The proposed 164-m-high dam will come up 500 m downstream of the confluence of the Barak and Tuivai rivers. Its reservoir will have a storage capacity of 15,900 million cubic m with a maximum depth of 1,725.5 m.
The project has a long history. According to the reworked detailed project report, a project on Barak was first thought of in 1954 when the government of Assam requested the Central Water and Power Commission for ways to manage floods in the river basin. The commission surveyed and rejected three sites by 1965 on two grounds. The sites were geologically unsafe and large-scale submergence of cultivable land made it economically unviable.
Then the North-Eastern Council intervened and discussed the project with the three states through which Barak flows -- Assam, Manipur and Mizoram. On its request, the Central Water Commission began investigations in 1977. In 1984, it identified a new site, where the river takes a 220 degree bend from southwest to a northerly direction flowing through a gorge. The stretch was 24 km downstream of Tipaimukh. The dam, it was then estimated, would cost Rs 1,078 crore. But the project was put in the cold storage because it did not have the requisite environmental and management plans, say observers.
Then the Brahmaputra Board jumped into the fray. It is a government body that was at that time meant to manage the Brahmaputra and Barak river basins. The board also carried out studies, revising the plan until the estimated cost went up to Rs 2,899 crore in 1995.
Yet, the project was nowhere near taking off. The Naga Women's Union says "People of Manipur began to take notice. In July 1995 environment minister Kamal Nath ensured resettlement issues would be taken care of and nothing would be done in haste. In 1999, Pranab Mukherjee, deputy chairman of the Planning Commission, gave similar assurances."
In 1995, chief minister Rishang Keishing made a statement declaring that the state cabinet did not approve of the dam. In 1998, the Manipur assembly passed a resolution not to implement the project.
In 1999, the central government handed over the project to neepco, under circumstances which many social organisations allege are questionable. They claim that during a spell of president's rule, imposed in 2001, the governor approved the project.
Then in 2003, the Public Investments Board and the Central Electricity Authority cleared the project by which time its cost had been revised by neepco to Rs 5,163.86 crore.
The project is to be built primarily for flood control and power generation. Irrigation and other benefits will be spin-offs. Flood control will benefit some plain areas in Assam. Manipur and Mizoram, on the other hand, will bear the brunt of submergence. But they are to equally share, as the central government stipulates, 12 per cent of the power from the project, free of charge, while the rest will be taken by neepco and the centre.
The problem is that of the installed capacity of 1,500 mw, at any given time only 412 mw will be generated, usually in the monsoons when the river is in spate.

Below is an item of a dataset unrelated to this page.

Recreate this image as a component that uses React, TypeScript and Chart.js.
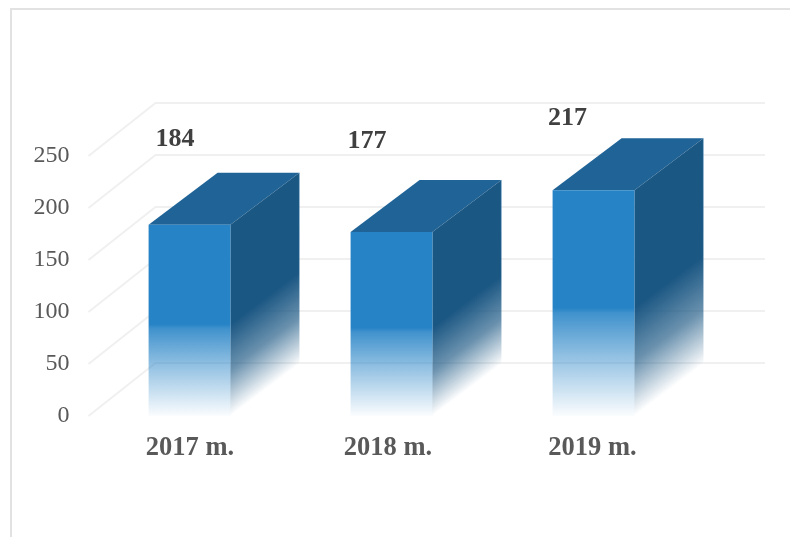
import React, { useEffect, useRef } from "react";
import { Chart, registerables } from "chart.js";

Chart.register(...registerables);

const categories = ["2017 m.", "2018 m.", "2019 m."];
const values = [184, 177, 217];
const valueLabels = ["184", "177", "217"];
const yTicks = [0, 50, 100, 150, 200, 250];

const FONT = '"Liberation Serif", "Times New Roman", serif';
const DEPTH_X = 69;
const DEPTH_Y = 52;
const WALL_DX = 67;
const WALL_DY = 53;
const WALL_RIGHT = 765;
const LABEL_DX = [-14.5, -24.5, -26];
const LABEL_DY = [-85, -91, -72];
const CAT_DX = [0.5, -3.5, -1];
const CAT_Y = 448;
const FRONT = "38,131,198";
const SIDE = "27,87,131";
const TOP = "#1f6397";
const FADE = 0.48;

const threeD = {
  id: "threeD",
  beforeDatasetsDraw(chart: any) {
    const { ctx, scales } = chart;
    const y = scales.y;
    const left = chart.chartArea.left;
    ctx.save();
    ctx.strokeStyle = "#f0f0f0";
    ctx.lineWidth = 2;
    y.ticks.forEach((t: any) => {
      const py = y.getPixelForValue(t.value);
      ctx.beginPath();
      ctx.moveTo(left, py);
      ctx.lineTo(left + WALL_DX, py - WALL_DY);
      ctx.lineTo(WALL_RIGHT, py - WALL_DY);
      ctx.stroke();
    });
    const meta = chart.getDatasetMeta(0);
    meta.data.forEach((bar: any) => {
      const l = bar.x - bar.width / 2;
      const r = bar.x + bar.width / 2;
      const t = bar.y;
      const b = bar.base;
      // top face
      ctx.fillStyle = TOP;
      ctx.beginPath();
      ctx.moveTo(l, t);
      ctx.lineTo(l + DEPTH_X, t - DEPTH_Y);
      ctx.lineTo(r + DEPTH_X, t - DEPTH_Y);
      ctx.lineTo(r, t);
      ctx.closePath();
      ctx.fill();
      // side face, fading towards its lower edge
      const len = Math.hypot(DEPTH_X, DEPTH_Y);
      const dist = (b - t) * FADE * (DEPTH_X / len);
      const nx = -DEPTH_Y / len;
      const ny = -DEPTH_X / len;
      const g = ctx.createLinearGradient(r, b, r + nx * dist, b + ny * dist);
      g.addColorStop(0, `rgba(${SIDE},0)`);
      g.addColorStop(0.5, `rgba(${SIDE},0.65)`);
      g.addColorStop(1, `rgba(${SIDE},1)`);
      ctx.fillStyle = g;
      ctx.beginPath();
      ctx.moveTo(r, t);
      ctx.lineTo(r + DEPTH_X, t - DEPTH_Y);
      ctx.lineTo(r + DEPTH_X, b - DEPTH_Y);
      ctx.lineTo(r, b);
      ctx.closePath();
      ctx.fill();
      // pale back edge of the side face
      const eg = ctx.createLinearGradient(0, t - DEPTH_Y, 0, b - DEPTH_Y);
      eg.addColorStop(0, "rgba(120,170,210,0.45)");
      eg.addColorStop(1, "rgba(120,170,210,0)");
      ctx.strokeStyle = eg;
      ctx.lineWidth = 1;
      ctx.beginPath();
      ctx.moveTo(r + DEPTH_X, t - DEPTH_Y);
      ctx.lineTo(r + DEPTH_X, b - DEPTH_Y);
      ctx.stroke();
    });
    ctx.restore();
  },
  afterDatasetsDraw(chart: any) {
    const { ctx } = chart;
    const meta = chart.getDatasetMeta(0);
    ctx.save();
    ctx.textAlign = "center";
    ctx.textBaseline = "middle";
    meta.data.forEach((bar: any, i: number) => {
      ctx.font = `bold 26px ${FONT}`;
      ctx.fillStyle = "#404040";
      ctx.fillText(valueLabels[i], bar.x + LABEL_DX[i], bar.y + LABEL_DY[i]);
      ctx.font = `bold 26.5px ${FONT}`;
      ctx.fillStyle = "#595959";
      ctx.fillText(categories[i], chart.scales.x.getPixelForTick(i) + CAT_DX[i], CAT_Y);
    });
    ctx.restore();
  },
};

export default function App() {
  const ref = useRef<HTMLCanvasElement>(null);
  useEffect(() => {
    const chart = new Chart(ref.current as HTMLCanvasElement, {
      type: "bar",
      plugins: [threeD],
      data: {
        labels: categories,
        datasets: [
          {
            data: values,
            categoryPercentage: 1,
            barPercentage: 0.405,
            borderWidth: 0,
            backgroundColor: (c: any) => {
              const s = c.chart.scales.y;
              const v = values[c.dataIndex];
              const top = s ? s.getPixelForValue(v) : NaN;
              const base = s ? s.getPixelForValue(0) : NaN;
              if (!Number.isFinite(top) || !Number.isFinite(base)) return `rgb(${FRONT})`;
              const g = c.chart.ctx.createLinearGradient(0, base, 0, top);
              g.addColorStop(0, `rgba(${FRONT},0.02)`);
              g.addColorStop(FADE * 0.55, `rgba(${FRONT},0.5)`);
              g.addColorStop(FADE * 0.95, `rgba(${FRONT},0.88)`);
              g.addColorStop(FADE, `rgba(${FRONT},1)`);
              g.addColorStop(1, `rgba(${FRONT},1)`);
              return g;
            },
          },
        ],
      },
      options: {
        responsive: false,
        animation: false,
        layout: { padding: { top: 156, right: 95.5, left: 0, bottom: 0 } },
        plugins: { legend: { display: false }, tooltip: { enabled: false } },
        scales: {
          x: {
            grid: { display: false, drawTicks: false },
            border: { display: false },
            afterFit: (s: any) => {
              s.height = 121;
            },
            ticks: { display: false },
          },
          y: {
            min: 0,
            max: 250,
            grid: { display: false, drawTicks: false },
            border: { display: false },
            afterFit: (s: any) => {
              s.width = 88.5;
            },
            afterBuildTicks: (s: any) => {
              s.ticks = yTicks.map((value) => ({ value }));
            },
            ticks: {
              padding: 19,
              color: "#595959",
              font: { family: FONT, size: 24 },
            },
          },
        },
      },
    } as any);
    return () => chart.destroy();
  }, []);
  return (
    <div style={{ position: "fixed", inset: 0, overflow: "hidden", background: "#fff" }}>
      <div
        style={{
          position: "absolute",
          left: 10,
          top: 8,
          right: -10,
          bottom: -10,
          borderLeft: "2px solid #e2e2e2",
          borderTop: "2px solid #e2e2e2",
        }}
      />
      <canvas
        ref={ref}
        width={790}
        height={537}
        style={{ position: "absolute", left: 0, top: 0, display: "block" }}
      />
    </div>
  );
}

The plant load factor -- calculated at 28 per cent -- is also a worry, because it implies heavy losses due to inadequate utilisation. neepco believes the centre should help make the dam economically viable.
The leaders of the groups comprising actip and academics in Manipur believe that the unviable project design will also drive a wedge between communities that live in a state of unremitting conflict between themselves and with the state.